A snail had found his way to the happiness rock.
Mr. Snail on the happiness rock got me thinking about my teaching and learning with children.
Children’s school days need to make sense, to be filled with opportunities for play, passion, and purpose in an environment that doesn’t feel rushed. Their work and learning must be connected to the work and learning they will do for the rest of their lives. Unfortunately, with overloaded curriculum binders and standards documents, pages of meaningless data collection, unreasonable state and federal mandates, and standardized testing pressure, we, their teachers, sometimes lose sight of what’s most important.
We forget to slow down and soak in the beautiful data that’s right in front of our eyes, and we forget to teach our students to do the same.
When we’re “racing to the top” in our classrooms, no one is winning, no one is truly learning, and I doubt anyone is happy.
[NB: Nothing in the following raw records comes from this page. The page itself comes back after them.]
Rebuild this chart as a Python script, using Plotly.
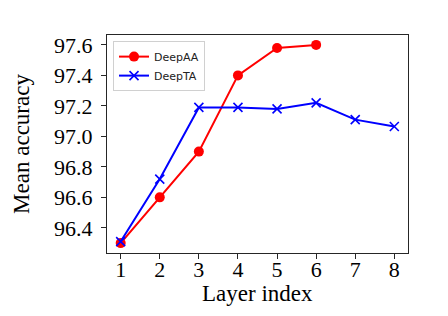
import plotly.graph_objects as go

layers_aa = [1, 2, 3, 4, 5, 6]
deepaa = [96.30, 96.60, 96.90, 97.40, 97.58, 97.60]
layers_ta = [1, 2, 3, 4, 5, 6, 7, 8]
deepta = [96.31, 96.72, 97.19, 97.19, 97.18, 97.22, 97.11, 97.065]
x_ticks = [1, 2, 3, 4, 5, 6, 7, 8]
y_ticks = [96.4, 96.6, 96.8, 97.0, 97.2, 97.4, 97.6]

fig = go.Figure()
fig.add_trace(go.Scatter(
    x=layers_aa, y=deepaa, name="DeepAA", mode="lines+markers",
    line=dict(color="#ff0000", width=2),
    marker=dict(symbol="circle", size=10, color="#ff0000"),
))
fig.add_trace(go.Scatter(
    x=layers_ta, y=deepta, name="DeepTA", mode="lines+markers",
    line=dict(color="#0000ff", width=2),
    marker=dict(symbol="x-thin", size=9, color="#0000ff",
                line=dict(color="#0000ff", width=1.6)),
))

serif = "Liberation Serif, Times New Roman, serif"
fig.update_layout(
    width=448, height=316,
    margin=dict(l=107, r=40, t=35, b=63, pad=0),
    paper_bgcolor="white", plot_bgcolor="white",
    showlegend=True,
    legend=dict(
        x=0.02, y=0.972, xanchor="left", yanchor="top",
        bgcolor="rgba(255,255,255,0.8)", bordercolor="#d0d0d0", borderwidth=1,
        font=dict(family="DejaVu Sans", size=11, color="#222"),
        tracegroupgap=0, itemwidth=30,
    ),
    xaxis=dict(
        range=[0.65, 8.35], tickvals=x_ticks, ticktext=[str(v) for v in x_ticks],
        showgrid=False, zeroline=False, automargin=False,
        showline=True, linecolor="#262626", linewidth=1, mirror=True,
        ticks="outside", ticklen=5, tickcolor="#262626", ticklabelstandoff=-8,
        tickfont=dict(family=serif, size=22, color="black"),
    ),
    yaxis=dict(
        range=[96.235, 97.665], tickvals=y_ticks, ticktext=[f"{v:.1f}" for v in y_ticks],
        showgrid=False, zeroline=False, automargin=False,
        showline=True, linecolor="#262626", linewidth=1, mirror=True,
        ticks="outside", ticklen=5, tickcolor="#262626", ticklabelstandoff=4,
        tickfont=dict(family=serif, size=22, color="black"),
        title=dict(text="Mean accuracy", font=dict(family=serif, size=23, color="black"), standoff=18),
    ),
)
fig.add_annotation(
    text="Layer index", xref="paper", yref="paper", x=0.5, y=-0.185,
    xanchor="center", yanchor="middle", showarrow=False,
    font=dict(family=serif, size=23, color="black"),
)

fig.write_html("out.html", config={"displayModeBar": False},
               post_script="document.body.style.margin='0';document.body.style.overflow='hidden';")
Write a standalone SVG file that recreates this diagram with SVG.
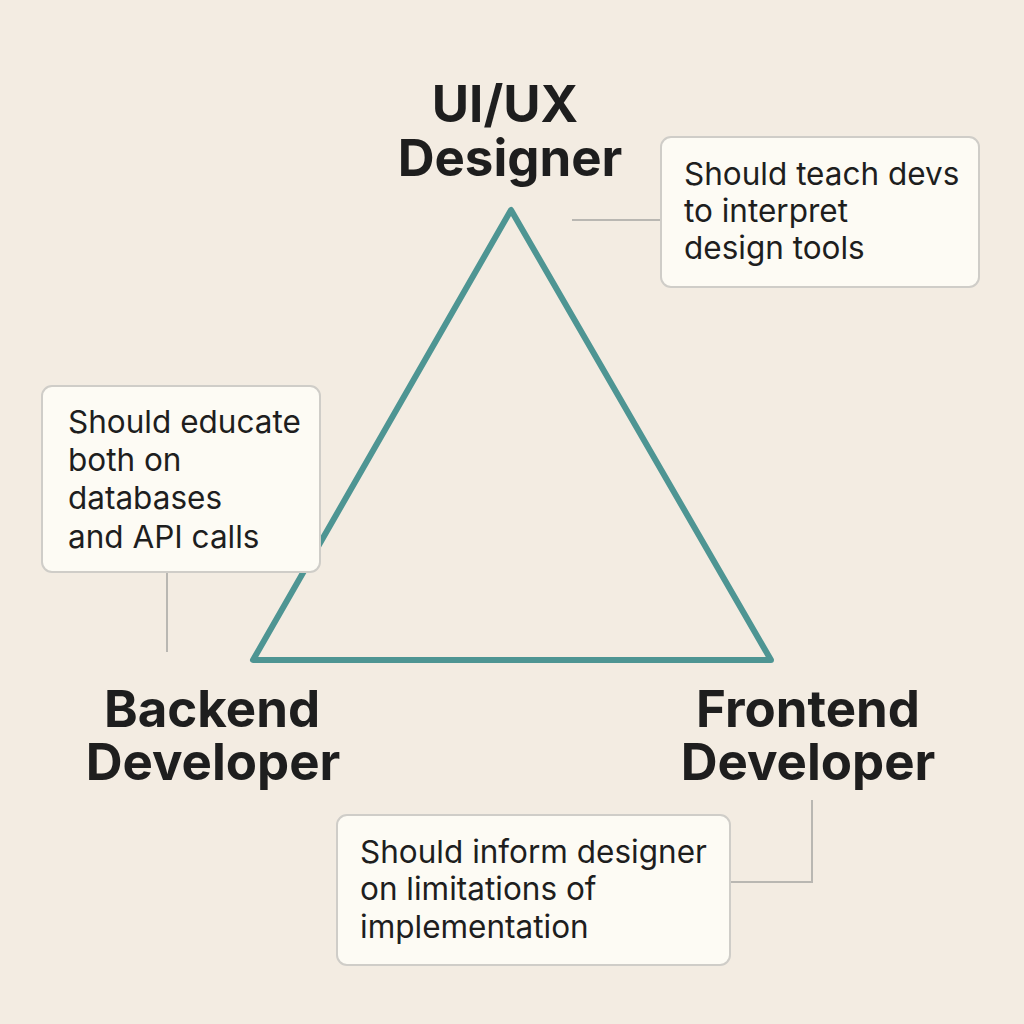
<svg xmlns="http://www.w3.org/2000/svg" width="1024" height="1024" viewBox="0 0 1024 1024">
<style>
.t{font-family:Inter,"Liberation Sans",sans-serif;font-weight:700;font-size:51px;fill:#1e1e1e;text-anchor:middle}
.n{font-family:Inter,"Liberation Sans",sans-serif;font-size:31.5px;fill:#1e1e1e}
.b{fill:#fdfbf4;stroke:#cfcdc8;stroke-width:2}
.c{stroke:#b9b7b2;stroke-width:2;fill:none}
</style>
<rect width="1024" height="1024" fill="#f3ece2"/>
<g id="connectors">
<polygon points="511,210 253,660 771,660" fill="none" stroke="#4e9593" stroke-width="6" stroke-linejoin="round"/>
<line class="c" x1="572" y1="220" x2="661" y2="220"/>
<line class="c" x1="167" y1="572" x2="167" y2="652"/>
<polyline class="c" points="730,882 812,882 812,800"/>
</g>
<g id="designer"><text class="t" x="505" y="122">UI/UX</text><text class="t" x="510" y="176">Designer</text></g>
<g id="backend"><text class="t" x="212" y="727">Backend</text><text class="t" x="213" y="780">Developer</text></g>
<g id="frontend"><text class="t" x="808" y="727">Frontend</text><text class="t" x="808" y="780">Developer</text></g>
<g id="note-designer"><rect class="b" x="661" y="137" width="318" height="150" rx="10"/>
<text class="n" x="684" y="185">Should teach devs</text><text class="n" x="684" y="222">to interpret</text><text class="n" x="684" y="259">design tools</text></g>
<g id="note-backend"><rect class="b" x="42" y="386" width="278" height="186" rx="10"/>
<text class="n" x="68" y="433">Should educate</text><text class="n" x="68" y="471">both on</text><text class="n" x="68" y="509">databases</text><text class="n" x="68" y="548">and API calls</text></g>
<g id="note-frontend"><rect class="b" x="337" y="815" width="393" height="150" rx="10"/>
<text class="n" x="360" y="863">Should inform designer</text><text class="n" x="360" y="900">on limitations of</text><text class="n" x="360" y="938">implementation</text></g>
</svg>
If we don’t slow down, we’ll miss the ah-ha moments. If we don’t make time to ask our students what matters to them, we’ll miss their stories and their passions. We’ll miss their strengths and their struggles. We’ll miss the unique ways they solve problems, create new ideas, and collaborate with their peers. We’ll miss what we can learn from children so that in turn, we can teach them wisely and well.
Below you’ll find examples of the students’ daily plans, accomplishments, and reflections on their work and learning through this past week in fourth grade. I’m spending time reading and re-reading these pieces of student writing. Their words speak volumes about their social, emotional, and academic growth. From their words, I learn what’s in their heads…and what’s in their hearts, and this is the best data I could ever ask for as I prepare for a new week of teaching and learning with this group of children.
We have to slow down, prioritize, and make time for reflection for our students and ourselves. With an environment filled with possibility and support, daily tending and nurturing, and time to reflect and grow slowly, we can guarantee that our students will become forever learners who live happily ever after.